Je sais que certaines stations vont les conserver, alors que d’autres, plus petites stations, n’auront pas le personnel pour jouer sur tous les fronts. Les gens qui ont été embauchés, ont servi à diversifier les activités. Actuellement je ne peux pas vous répondre pour le domaine car chaque station est indépendante.

Élisabeth Borne encourage les stations à embaucher du personnel pour le mettre au chômage. Comment les Portes du Soleil se sont positionnées sur ce point ?

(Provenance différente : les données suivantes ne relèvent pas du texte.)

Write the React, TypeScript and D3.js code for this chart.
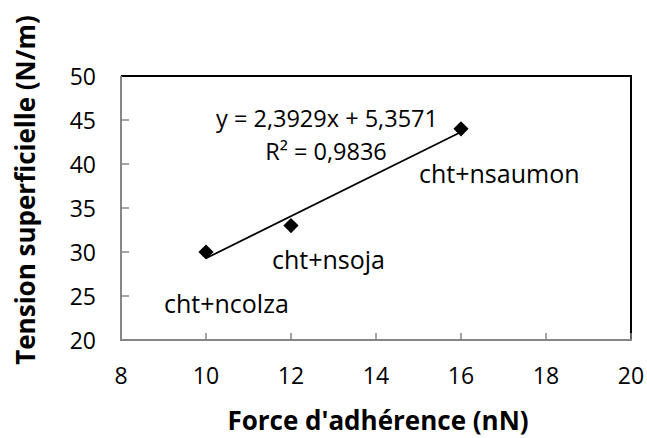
import React from "react";
import * as d3 from "d3";

const xValues = [10, 12, 16];
const yValues = [30, 33, 44];
const pointLabels = ["cht+ncolza", "cht+nsoja", "cht+nsaumon"];
const xTicks = [8, 10, 12, 14, 16, 18, 20];
const yTicks = [20, 25, 30, 35, 40, 45, 50];
const slope = 2.3929;
const intercept = 5.3571;
const equationText = "y = 2,3929x + 5,3571";
const r2Text = "R² = 0,9836";

const W = 647;
const H = 438;
const plot = { left: 121, right: 631, top: 76, bottom: 340 };
const font = "'Open Sans', sans-serif";

// label offsets relative to their point
const labelOffsets = [
  { dx: -42, dy: 51 },
  { dx: -19, dy: 33 },
  { dx: -42, dy: 44 },
];

export default function App() {
  const x = d3.scaleLinear().domain([8, 20]).range([plot.left, plot.right]);
  const y = d3.scaleLinear().domain([20, 50]).range([plot.bottom, plot.top]);

  const points = xValues.map((v, i) => ({ x: v, y: yValues[i], label: pointLabels[i] }));
  const xMin = d3.min(xValues) as number;
  const xMax = d3.max(xValues) as number;
  const trend = d3
    .line<number>()
    .x(d => x(d))
    .y(d => y(slope * d + intercept))([xMin, xMax]);

  const diamond = d3.symbol().type(d3.symbolSquare).size(115)();

  return (
    <svg width={W} height={H} style={{ position: "absolute", left: 0, top: 0, background: "#fff" }}>
      {/* top + right border */}
      <path
        d={`M${plot.left},${plot.top}H${plot.right}V${plot.bottom}`}
        fill="none"
        stroke="#000"
        strokeWidth={2}
      />
      {/* y axis */}
      <line x1={plot.left} x2={plot.left} y1={plot.top} y2={plot.bottom + 1} stroke="#868686" strokeWidth={2} />
      {yTicks.map(t => (
        <g key={"y" + t}>
          {t !== 20 && t !== 50 && (
            <line x1={plot.left} x2={plot.left + 8} y1={y(t)} y2={y(t)} stroke="#868686" strokeWidth={1.5} />
          )}
          <text
            x={plot.left - 25}
            y={y(t)}
            textAnchor="end"
            dominantBaseline="central"
            fontFamily={font}
            fontSize={23}
            fill="#000"
          >
            {t}
          </text>
        </g>
      ))}
      {/* x axis */}
      <line x1={plot.left - 1} x2={plot.right + 1} y1={plot.bottom} y2={plot.bottom} stroke="#868686" strokeWidth={2} />
      {xTicks.map(t => (
        <g key={"x" + t}>
          {t !== 8 && (
            <line x1={x(t)} x2={x(t)} y1={plot.bottom} y2={plot.bottom - 7} stroke="#868686" strokeWidth={1.5} />
          )}
          <text
            x={x(t)}
            y={plot.bottom + 35}
            textAnchor="middle"
            dominantBaseline="central"
            fontFamily={font}
            fontSize={23}
            fill="#000"
          >
            {t}
          </text>
        </g>
      ))}
      {/* trendline */}
      <path d={trend ?? ""} fill="none" stroke="#000" strokeWidth={1.75} />
      {/* markers */}
      {points.map(p => (
        <path
          key={p.label}
          d={diamond ?? ""}
          transform={`translate(${x(p.x)},${y(p.y)}) rotate(45)`}
          fill="#000"
        />
      ))}
      {/* point labels */}
      {points.map((p, i) => (
        <text
          key={"l" + p.label}
          x={x(p.x) + labelOffsets[i].dx}
          y={y(p.y) + labelOffsets[i].dy}
          textAnchor="start"
          dominantBaseline="central"
          fontFamily={font}
          fontSize={25}
          fill="#000"
        >
          {p.label}
        </text>
      ))}
      {/* equation */}
      <text x={327} y={118} textAnchor="middle" dominantBaseline="central" fontFamily={font} fontSize={23.5}>
        {equationText}
      </text>
      <text x={326} y={151} textAnchor="middle" dominantBaseline="central" fontFamily={font} fontSize={23.5}>
        {r2Text}
      </text>
      {/* axis titles */}
      <text
        x={378}
        y={420}
        textAnchor="middle"
        dominantBaseline="central"
        fontFamily={font}
        fontWeight="bold"
        fontSize={26}
      >
        Force d'adhérence (nN)
      </text>
      <text
        transform={`translate(25,190) rotate(-90)`}
        textAnchor="middle"
        dominantBaseline="central"
        fontFamily={font}
        fontWeight="bold"
        fontSize={26}
      >
        Tension superficielle (N/m)
      </text>
    </svg>
  );
}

On fait ce qu’elle nous a dit de faire. Le gouvernement nous dit « embauchez des gens et on les mettra au chômage ». On a donc employé des saisonniers. On pense à ces gens-là, qui sont saisonniers, qui ont l’habitude de venir travailler pour nous, et là d’un seul coup tout s’arrête. C’est une stratégie, celle du gouvernement. Pour ces pauvres saisonniers c’est bien, après on créé des chômeurs en plus.

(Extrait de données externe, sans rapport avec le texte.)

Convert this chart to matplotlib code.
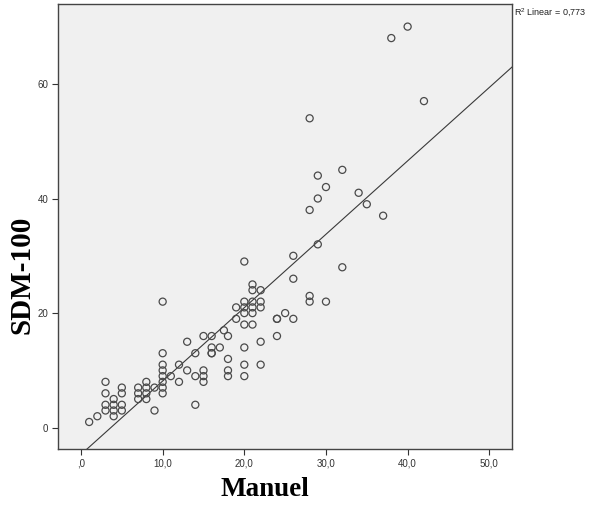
import numpy as np
import matplotlib
matplotlib.use("Agg")
import matplotlib.pyplot as plt

# Data (Manuel vs SDM-100)
manuel = [1, 2,
          3, 3, 3, 3,
          4, 4, 4, 4,
          5, 5, 5, 5,
          7, 7, 7,
          8, 8, 8, 8,
          9, 9,
          10, 10, 10, 10, 10, 10, 10, 10,
          11,
          12, 12,
          13, 13,
          14, 14, 14,
          15, 15, 15, 15,
          16, 16, 16, 16,
          17, 17.5,
          18, 18, 18, 18,
          19, 19,
          20, 20, 20, 20, 20, 20, 20, 20,
          21, 21, 21, 21, 21, 21,
          22, 22, 22, 22, 22,
          24, 24, 24,
          25,
          26, 26, 26,
          28, 28, 28, 28,
          29, 29, 29,
          30, 30,
          32, 32,
          34, 35, 37, 38, 40, 42]
sdm = [1, 2,
       8, 6, 4, 3,
       5, 4, 3, 2,
       7, 6, 4, 3,
       7, 6, 5,
       8, 7, 6, 5,
       7, 3,
       22, 13, 11, 10, 9, 8, 7, 6,
       9,
       11, 8,
       15, 10,
       13, 9, 4,
       16, 10, 9, 8,
       16, 14, 13, 13,
       14, 17,
       16, 12, 10, 9,
       21, 19,
       29, 22, 21, 20, 18, 14, 11, 9,
       25, 24, 22, 21, 20, 18,
       24, 22, 21, 15, 11,
       19, 19, 16,
       20,
       30, 26, 19,
       54, 38, 23, 22,
       44, 40, 32,
       42, 22,
       45, 28,
       41, 39, 37, 68, 70, 57]
x_ticks = [0, 10, 20, 30, 40, 50]
x_tick_labels = [",0", "10,0", "20,0", "30,0", "40,0", "50,0"]
y_ticks = [0, 20, 40, 60]
y_tick_labels = ["0", "20", "40", "60"]
r2_label = "R$^{2}$ Linear = 0,773"

plt.rcParams['mathtext.default'] = 'regular'
fig = plt.figure(figsize=(5.91, 5.24), dpi=100)
ax = fig.add_axes([0.0981, 0.1431, 0.7682, 0.8493])
ax.set_facecolor("#f0f0f0")

x = np.array(manuel, dtype=float)
y = np.array(sdm, dtype=float)
ax.scatter(x, y, s=26, facecolors="none", edgecolors="#4a4a4a", linewidths=0.9, zorder=3)

xlim = (-2.82, 52.78)
ylim = (-3.72, 73.95)
slope, intercept = np.polyfit(x, y, 1)
xs = np.array(xlim)
ax.plot(xs, slope * xs + intercept, color="#3a3a3a", linewidth=0.8, zorder=2)

ax.set_xlim(*xlim)
ax.set_ylim(*ylim)
ax.set_xticks(x_ticks)
ax.set_xticklabels(x_tick_labels)
ax.set_yticks(y_ticks)
ax.set_yticklabels(y_tick_labels)
ax.tick_params(direction="out", length=4, width=0.8, color="#333333",
               labelsize=7, labelcolor="#333333", pad=3)
for lab in ax.get_xticklabels() + ax.get_yticklabels():
    lab.set_family("Liberation Sans")
for sp in ax.spines.values():
    sp.set_color("#444444")
    sp.set_linewidth(1.0)

ax.set_xlabel("Manuel", family="Liberation Serif", fontweight="bold", fontsize=19.5)
ax.set_ylabel("SDM-100", family="Liberation Serif", fontweight="bold", fontsize=21)
ax.xaxis.set_label_coords(0.456, -0.092)
ax.xaxis.label.set_va("center")
ax.yaxis.set_label_coords(-0.079, 0.391)
ax.yaxis.label.set_va("center")

fig.text(514 / 591, 1 - 13 / 524, r2_label, fontsize=6.5, family="Liberation Sans",
         color="#222222", va="center", ha="left")

fig.savefig("out.png", dpi=100)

Nous on a procédé de la manière suivante : on a recruté car il fallait qu’on soit prêts. Imaginez, en octobre, le gouvernement nous dit que peut-être, on pourra ouvrir en décembre, puis les politiques nous informent qu’on en reparle en janvier. Donc il nous fallait des employés sous le coude au cas où. C’est triste à dire, mais c’est la réalité.

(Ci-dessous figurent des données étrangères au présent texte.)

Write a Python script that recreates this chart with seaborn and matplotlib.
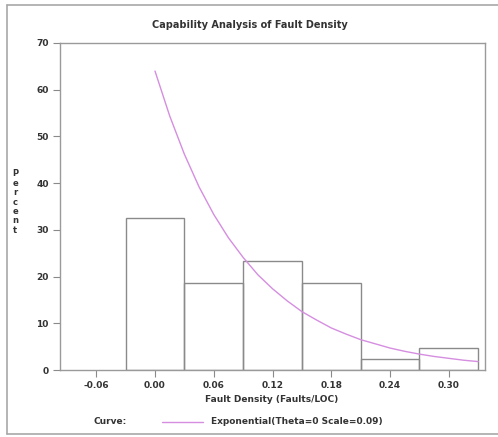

Et en se projetant à court terme, comment voyez-vous la fin de la saison 2020/2021 ?

On a le sentiment malheureux qu’on ne pourra pas faire grand-chose. Le gros de la saison est en février. Les vacances ont commencé le 6, donc on verra l’influence, mais bon, on nous a dit que fin février c’est mort. On ne voit pas trop comment l’épidémie va reculer d’un seul coup. On sait qu’elle va diminuer petit à petit. Et donc on avisera au fur et à mesure.

Faisons le lien avec les saisonniers. Vous évoquiez le manque de projection à court et moyen terme. D’autant plus que cette année, tous les éléments étaient présents pour réussir une grande saison. Comment ont réagi les employés face à cette difficulté ?

Tout d’abord, c’est en effet frustrant de ne pas pouvoir ouvrir avec autant de neige. On n’avait pas vu ça depuis 2011. Mais je ne peux pas dire grand-chose de plus. On nous a interdit d’ouvrir les remontées mécaniques. C’est comme ça.

En ce qui concerne nos employés, on observe un sentiment de déprime car ils n’ont pas d’objectif. Je prends l’exemple des salariés de l’événementiel : Ils ne savent pas quand ils vont reprendre. Aujourd’hui ils sont au chômage partiel. Ils travaillent deux jours par semaine pour traiter les dossiers, essaient d’envisager des possibilités mais ne savent pas si leurs projets seront réalisables. Et quand vous n’avez pas d’objectif, c’est difficile de garder une motivation. Mais je veux tout de même nuancer. Certains vont pouvoir profiter de passer du temps en famille, avec les enfants. On a vraiment deux types de réactions face à cette pandémie.

Vous nous avez expliqué que les saisonniers avaient du mal à se projeter. Et vous, en tant que coordinateur, vous devez forcément anticiper la suite des événements et notamment la saison prochaine…

On espère déjà un bon été puisque nous travaillons en ce moment sur cette période estivale qui commencera fin mai. Il faut savoir, qu’aux portes du Soleil, c’est assez particulier, mais on a un été qui est très puissant, très fort, notamment avec le VTT. L’année dernière a plutôt été bonne au vu du contexte car on a seulement fait -15% par rapport à d’habitude.

Pour l’hiver prochain, on espère un retour à la normale et fonctionner sur les chiffres de 2019/2020 et non la saison 2020/2021.